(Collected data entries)
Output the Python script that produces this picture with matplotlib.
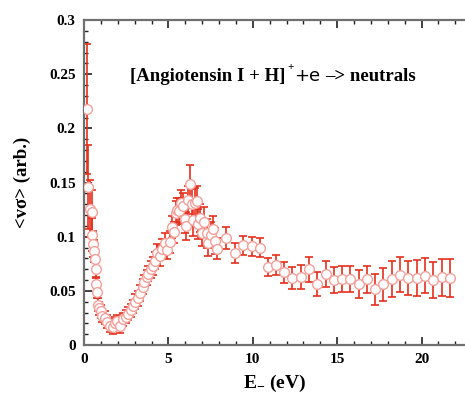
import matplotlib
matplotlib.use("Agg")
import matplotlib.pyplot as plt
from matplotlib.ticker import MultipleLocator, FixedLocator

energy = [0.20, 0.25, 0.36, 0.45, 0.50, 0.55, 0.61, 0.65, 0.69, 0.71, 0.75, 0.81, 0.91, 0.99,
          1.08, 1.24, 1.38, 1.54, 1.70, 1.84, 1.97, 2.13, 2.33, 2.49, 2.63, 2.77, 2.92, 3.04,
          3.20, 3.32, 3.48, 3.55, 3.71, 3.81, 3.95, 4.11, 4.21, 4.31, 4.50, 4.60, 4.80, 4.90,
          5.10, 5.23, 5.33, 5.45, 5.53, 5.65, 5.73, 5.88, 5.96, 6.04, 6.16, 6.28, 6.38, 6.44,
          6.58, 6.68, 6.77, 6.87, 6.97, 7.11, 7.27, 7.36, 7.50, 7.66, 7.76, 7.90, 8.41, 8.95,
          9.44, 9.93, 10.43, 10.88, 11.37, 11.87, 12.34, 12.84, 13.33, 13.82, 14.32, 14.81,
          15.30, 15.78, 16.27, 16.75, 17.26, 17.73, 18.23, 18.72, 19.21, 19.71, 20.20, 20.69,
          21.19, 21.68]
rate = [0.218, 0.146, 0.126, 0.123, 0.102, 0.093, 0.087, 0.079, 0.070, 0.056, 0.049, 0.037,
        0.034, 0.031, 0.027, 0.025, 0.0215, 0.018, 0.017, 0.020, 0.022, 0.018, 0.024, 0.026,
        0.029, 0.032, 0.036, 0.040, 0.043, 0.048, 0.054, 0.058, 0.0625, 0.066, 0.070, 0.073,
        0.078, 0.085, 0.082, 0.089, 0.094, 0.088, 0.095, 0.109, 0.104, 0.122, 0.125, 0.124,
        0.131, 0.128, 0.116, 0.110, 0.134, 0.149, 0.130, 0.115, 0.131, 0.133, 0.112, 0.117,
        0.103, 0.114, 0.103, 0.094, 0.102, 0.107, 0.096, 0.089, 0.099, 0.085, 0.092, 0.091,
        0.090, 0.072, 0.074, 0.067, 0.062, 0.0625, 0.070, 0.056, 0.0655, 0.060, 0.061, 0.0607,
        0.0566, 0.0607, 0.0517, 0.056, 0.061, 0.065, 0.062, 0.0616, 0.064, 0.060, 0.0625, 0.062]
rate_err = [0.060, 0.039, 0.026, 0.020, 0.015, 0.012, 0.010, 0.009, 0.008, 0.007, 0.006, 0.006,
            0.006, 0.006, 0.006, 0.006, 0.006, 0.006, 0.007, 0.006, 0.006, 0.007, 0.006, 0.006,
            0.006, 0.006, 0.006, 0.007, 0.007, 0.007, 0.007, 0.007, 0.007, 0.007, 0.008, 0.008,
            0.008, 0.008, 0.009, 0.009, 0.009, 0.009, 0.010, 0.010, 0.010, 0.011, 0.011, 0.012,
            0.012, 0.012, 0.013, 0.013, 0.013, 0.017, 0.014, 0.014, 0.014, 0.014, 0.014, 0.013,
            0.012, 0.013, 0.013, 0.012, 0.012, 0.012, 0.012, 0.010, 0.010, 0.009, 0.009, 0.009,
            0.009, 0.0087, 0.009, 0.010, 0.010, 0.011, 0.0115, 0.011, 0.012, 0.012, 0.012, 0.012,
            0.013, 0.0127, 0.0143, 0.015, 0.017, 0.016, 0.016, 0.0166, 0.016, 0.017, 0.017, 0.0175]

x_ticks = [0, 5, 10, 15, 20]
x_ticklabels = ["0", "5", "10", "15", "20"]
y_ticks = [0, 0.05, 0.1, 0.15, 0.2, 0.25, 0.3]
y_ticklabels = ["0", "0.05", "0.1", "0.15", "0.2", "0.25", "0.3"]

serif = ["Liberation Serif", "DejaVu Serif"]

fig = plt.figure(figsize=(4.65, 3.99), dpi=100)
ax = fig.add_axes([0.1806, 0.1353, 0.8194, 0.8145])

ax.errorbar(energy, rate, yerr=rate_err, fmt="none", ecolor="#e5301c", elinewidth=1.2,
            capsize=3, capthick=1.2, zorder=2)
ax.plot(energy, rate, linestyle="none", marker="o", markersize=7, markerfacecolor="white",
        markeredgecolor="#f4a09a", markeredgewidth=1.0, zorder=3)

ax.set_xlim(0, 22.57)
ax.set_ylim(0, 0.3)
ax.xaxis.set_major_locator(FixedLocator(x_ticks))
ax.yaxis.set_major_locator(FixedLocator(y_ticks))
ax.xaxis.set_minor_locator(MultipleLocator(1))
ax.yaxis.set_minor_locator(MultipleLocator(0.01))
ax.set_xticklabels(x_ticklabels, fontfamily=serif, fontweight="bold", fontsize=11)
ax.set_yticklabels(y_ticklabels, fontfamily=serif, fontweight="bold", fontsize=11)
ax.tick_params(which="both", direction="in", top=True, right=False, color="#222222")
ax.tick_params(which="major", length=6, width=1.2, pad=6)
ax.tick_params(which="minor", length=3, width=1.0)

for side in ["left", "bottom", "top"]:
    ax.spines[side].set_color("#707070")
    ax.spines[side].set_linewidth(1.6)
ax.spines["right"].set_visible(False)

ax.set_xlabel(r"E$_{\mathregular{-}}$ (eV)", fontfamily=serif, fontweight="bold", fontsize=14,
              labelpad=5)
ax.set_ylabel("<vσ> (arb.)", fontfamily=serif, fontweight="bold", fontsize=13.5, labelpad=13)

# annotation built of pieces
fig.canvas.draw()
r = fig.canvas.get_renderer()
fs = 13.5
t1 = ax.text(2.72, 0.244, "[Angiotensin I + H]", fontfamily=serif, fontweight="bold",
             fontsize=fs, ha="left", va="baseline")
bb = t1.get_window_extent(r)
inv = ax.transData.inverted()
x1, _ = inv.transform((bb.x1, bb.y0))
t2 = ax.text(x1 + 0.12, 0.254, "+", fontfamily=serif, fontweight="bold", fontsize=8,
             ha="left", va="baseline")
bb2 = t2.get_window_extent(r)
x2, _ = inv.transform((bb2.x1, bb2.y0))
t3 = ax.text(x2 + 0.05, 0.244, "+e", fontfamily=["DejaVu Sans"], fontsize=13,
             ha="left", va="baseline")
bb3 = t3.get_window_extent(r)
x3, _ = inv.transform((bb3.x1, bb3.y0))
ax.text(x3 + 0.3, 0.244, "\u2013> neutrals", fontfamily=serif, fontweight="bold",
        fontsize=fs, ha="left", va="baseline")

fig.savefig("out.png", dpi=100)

--

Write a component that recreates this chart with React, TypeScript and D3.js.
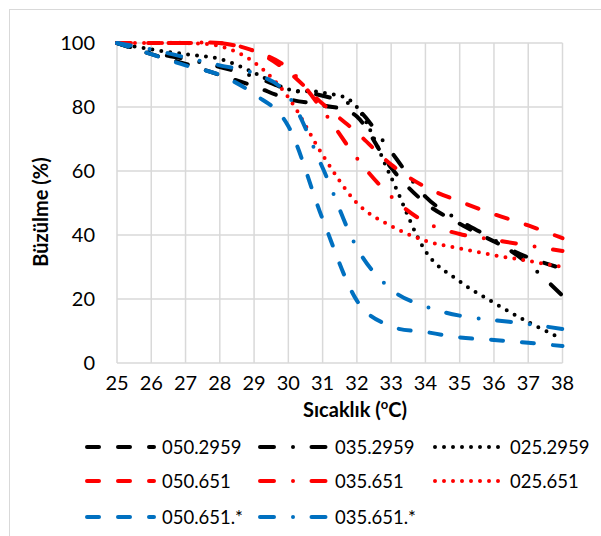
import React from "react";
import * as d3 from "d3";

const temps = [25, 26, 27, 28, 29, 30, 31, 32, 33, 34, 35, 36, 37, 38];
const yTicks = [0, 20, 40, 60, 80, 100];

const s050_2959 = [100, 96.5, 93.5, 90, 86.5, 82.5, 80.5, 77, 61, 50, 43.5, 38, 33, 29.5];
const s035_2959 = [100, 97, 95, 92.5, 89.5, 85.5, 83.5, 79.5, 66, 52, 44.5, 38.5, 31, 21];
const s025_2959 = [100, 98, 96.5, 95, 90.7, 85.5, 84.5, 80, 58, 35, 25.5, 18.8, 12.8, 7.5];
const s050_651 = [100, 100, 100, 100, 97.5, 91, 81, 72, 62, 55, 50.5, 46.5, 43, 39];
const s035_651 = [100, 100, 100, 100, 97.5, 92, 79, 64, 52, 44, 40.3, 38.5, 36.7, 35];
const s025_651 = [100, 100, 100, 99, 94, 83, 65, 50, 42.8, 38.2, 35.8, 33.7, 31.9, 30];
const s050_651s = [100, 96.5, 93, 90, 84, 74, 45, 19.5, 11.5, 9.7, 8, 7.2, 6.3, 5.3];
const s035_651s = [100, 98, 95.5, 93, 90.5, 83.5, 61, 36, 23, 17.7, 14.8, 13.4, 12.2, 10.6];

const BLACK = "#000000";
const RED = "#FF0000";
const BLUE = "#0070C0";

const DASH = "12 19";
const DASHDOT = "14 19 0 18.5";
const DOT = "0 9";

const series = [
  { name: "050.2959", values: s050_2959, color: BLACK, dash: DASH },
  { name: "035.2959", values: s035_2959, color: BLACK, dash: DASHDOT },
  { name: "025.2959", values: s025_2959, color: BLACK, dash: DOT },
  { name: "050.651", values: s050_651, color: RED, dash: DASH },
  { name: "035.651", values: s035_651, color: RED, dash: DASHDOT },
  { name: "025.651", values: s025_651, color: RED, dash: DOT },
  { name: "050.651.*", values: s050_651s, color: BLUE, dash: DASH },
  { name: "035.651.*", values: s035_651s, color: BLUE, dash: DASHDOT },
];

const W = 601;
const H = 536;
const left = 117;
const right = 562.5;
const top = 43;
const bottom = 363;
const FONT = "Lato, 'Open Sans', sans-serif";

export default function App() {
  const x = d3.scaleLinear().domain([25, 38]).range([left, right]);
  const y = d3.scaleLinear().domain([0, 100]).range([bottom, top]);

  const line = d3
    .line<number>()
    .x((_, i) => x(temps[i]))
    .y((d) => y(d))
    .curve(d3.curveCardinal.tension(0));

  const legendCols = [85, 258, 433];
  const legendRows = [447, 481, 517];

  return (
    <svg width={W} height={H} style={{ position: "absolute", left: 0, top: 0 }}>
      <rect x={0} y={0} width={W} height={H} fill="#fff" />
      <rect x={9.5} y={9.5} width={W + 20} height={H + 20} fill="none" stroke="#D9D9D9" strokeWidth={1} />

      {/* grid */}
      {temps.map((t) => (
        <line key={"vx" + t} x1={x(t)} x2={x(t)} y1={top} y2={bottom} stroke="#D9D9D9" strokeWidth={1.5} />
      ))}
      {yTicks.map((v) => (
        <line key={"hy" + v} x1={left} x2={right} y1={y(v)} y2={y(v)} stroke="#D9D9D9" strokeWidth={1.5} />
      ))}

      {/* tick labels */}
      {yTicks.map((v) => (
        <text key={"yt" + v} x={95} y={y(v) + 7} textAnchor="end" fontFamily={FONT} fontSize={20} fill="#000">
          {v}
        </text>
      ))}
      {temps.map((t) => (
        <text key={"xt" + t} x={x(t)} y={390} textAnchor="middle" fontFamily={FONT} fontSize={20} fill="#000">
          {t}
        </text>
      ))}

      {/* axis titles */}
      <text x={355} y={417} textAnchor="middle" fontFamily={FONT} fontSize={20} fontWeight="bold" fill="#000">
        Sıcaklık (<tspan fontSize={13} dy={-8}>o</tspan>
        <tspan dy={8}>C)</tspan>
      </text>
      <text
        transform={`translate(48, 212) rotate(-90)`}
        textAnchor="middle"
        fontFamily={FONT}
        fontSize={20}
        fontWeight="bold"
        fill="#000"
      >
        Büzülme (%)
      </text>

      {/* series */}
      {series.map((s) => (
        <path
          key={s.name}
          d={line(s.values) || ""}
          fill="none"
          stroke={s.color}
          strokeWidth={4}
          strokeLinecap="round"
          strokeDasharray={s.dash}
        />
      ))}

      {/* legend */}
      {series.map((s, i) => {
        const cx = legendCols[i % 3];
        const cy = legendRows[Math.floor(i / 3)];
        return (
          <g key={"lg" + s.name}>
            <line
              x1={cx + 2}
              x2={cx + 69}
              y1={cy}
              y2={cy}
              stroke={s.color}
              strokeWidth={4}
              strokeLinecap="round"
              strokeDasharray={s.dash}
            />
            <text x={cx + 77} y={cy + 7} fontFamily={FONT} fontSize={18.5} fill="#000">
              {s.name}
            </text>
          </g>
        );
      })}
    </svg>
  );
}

**REQUIRED WORK:** Output exactly the lines above, from the line with "Output the Python" to the line with "from matplotlib.ticker import", both included; skip the pictures.

**WORKED ANSWER:**
Output the Python script that produces this picture with matplotlib.
import matplotlib
matplotlib.use("Agg")
import matplotlib.pyplot as plt
from matplotlib.ticker import MultipleLocator, FixedLocator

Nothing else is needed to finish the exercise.